Attendu que Madame Achouri prétend à l'indemnisation de :

- son préjudice de jouissance à hauteur de 1 500 euro,

- son préjudice matériel à hauteur de 3 169,40 euro puisque son ancienne porte n'a pas été conservée et qu'il va falloir la remplacer,

- la prolongation de son préjudice de jouissance durant les années d'expertise à hauteur de 2 000 euro ;

Attendu que le tribunal a condamné la société la Maison de la Clé à payer à Madame Achouri la somme globale de 4 669,40 euro de dommages intérêts ce qui correspond à la prise en charge de ses deux premiers chefs de demande ;

Que l'indemnisation du préjudice de jouissance pour la somme de 1 500 euro depuis la pose de la porte litigieuse en octobre 2008 est suffisante sans qu'il soit besoin de la majorer ;

Que le préjudice matériel ressortant de la nécessité de remplacer l'ancienne porte non conservée a été à juste titre indemnisé ;

Attendu dès lors, que le jugement déféré sera confirmé en toutes ses dispositions ;

5/ Sur les mesures accessoires :

Attendu que la société la Maison de la Clé succombant, son liquidateur judiciaire es qualités sera condamné à payer à Madame Achouri une indemnité de procédure supplémentaire en cause d'appel ;

Attendu enfin pour les mêmes raisons, qu'il supportera les dépens de la procédure d'appel qui comprennent les frais d'expertise et ce avec distraction au profit de la Selarl Dauphin & Mihajlovic.

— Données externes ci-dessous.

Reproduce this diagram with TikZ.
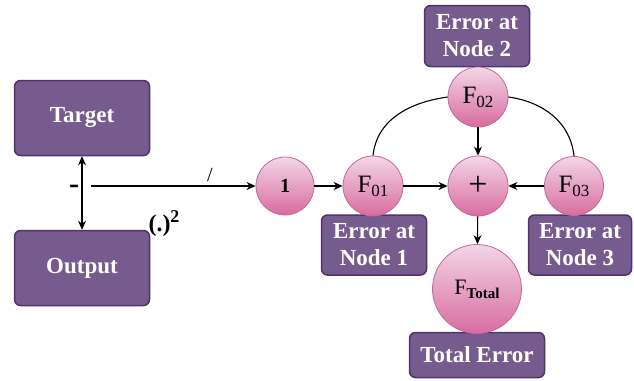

Par ces motifs : LA COUR statuant publiquement, par arrêt contradictoire et après en avoir délibéré conformément à la loi, Rejette la demande en rabat de l'ordonnance de clôture, Ecarte des débats les pièces 25 et 26 de Madame Fatiha Achouri, Confirme le jugement déféré en toutes ses dispositions, Y ajoutant : Condamne Maître Christian Guyot en qualité de liquidateur judiciaire de la société La Maison de la Clé à payer à Madame Fatiha Achouri la somme supplémentaire de 1 500 euro par application de l'article 700 du Code de procédure civile, en cause d'appel, Condamne Maître Christian Guyot en qualité de liquidateur judiciaire de la société La Maison de la Clé aux dépens de la procédure d'appel qui comprennent les frais d'expertise et ce avec distraction au profit de la Selarl Dauphin & Mihajlovic.